■ Goal ■
Emit the data below verbatim, stripping out any pictures.

■ Source data ■

+-------+

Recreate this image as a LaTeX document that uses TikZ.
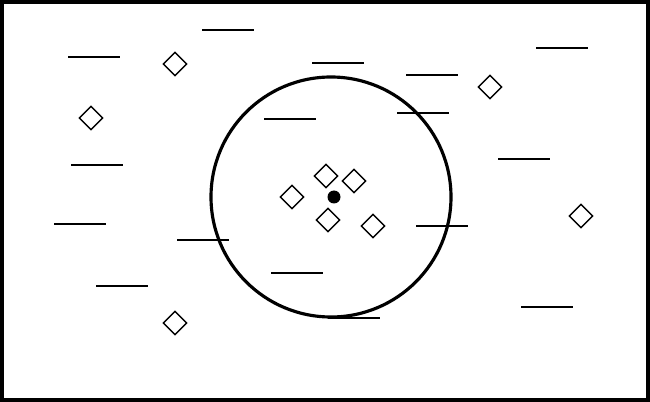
\documentclass[tikz,border=0pt]{standalone}
\usepackage{tikz}
\usetikzlibrary{shapes.geometric}

\tikzset{
  marker/.style={draw, diamond, line width=0.85pt, inner sep=0pt, minimum size=0.48cm, fill=white},
  dash line/.style={line width=0.85pt}
}

\begin{document}
\begin{tikzpicture}[x=0.02cm, y=-0.02cm]

% Frame
\useasboundingbox (0, 0) rectangle (650, 402);
\draw[line width=2.3pt] (2, 2) rectangle (648, 400);

% Short horizontal bars
\foreach \x/\y in {202/30, 68/57, 312/63, 264/119, 71/165, 536/48, 406/75, 397/113, 498/159, 54/224, 177/240, 96/286, 271/273, 416/226, 521/307, 328/318} {
    \draw[dash line] (\x, \y) -- ++(52, 0);
}

% Big circle
\draw[line width=1.8pt] (331, 197) circle (120);

% Diamonds
\foreach \x/\y [count=\i] in {175/64, 91/118, 490/87, 581/216, 175/323, 326/176, 354/181, 292/197, 328/220, 373/226} {
    \node[marker] (d\i) at (\x, \y) {};
}

% Centre dot
\fill (334, 197) circle (6.5);

\end{tikzpicture}
\end{document}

+-------+

■ Result ■
Recreate this image as a LaTeX document that uses TikZ.
\documentclass[tikz,border=0pt]{standalone}
\usepackage{tikz}
\usetikzlibrary{shapes.geometric}

\tikzset{
  marker/.style={draw, diamond, line width=0.85pt, inner sep=0pt, minimum size=0.48cm, fill=white},
  dash line/.style={line width=0.85pt}
}

\begin{document}
\begin{tikzpicture}[x=0.02cm, y=-0.02cm]

% Frame
\useasboundingbox (0, 0) rectangle (650, 402);
\draw[line width=2.3pt] (2, 2) rectangle (648, 400);

% Short horizontal bars
\foreach \x/\y in {202/30, 68/57, 312/63, 264/119, 71/165, 536/48, 406/75, 397/113, 498/159, 54/224, 177/240, 96/286, 271/273, 416/226, 521/307, 328/318} {
    \draw[dash line] (\x, \y) -- ++(52, 0);
}

% Big circle
\draw[line width=1.8pt] (331, 197) circle (120);

% Diamonds
\foreach \x/\y [count=\i] in {175/64, 91/118, 490/87, 581/216, 175/323, 326/176, 354/181, 292/197, 328/220, 373/226} {
    \node[marker] (d\i) at (\x, \y) {};
}

% Centre dot
\fill (334, 197) circle (6.5);

\end{tikzpicture}
\end{document}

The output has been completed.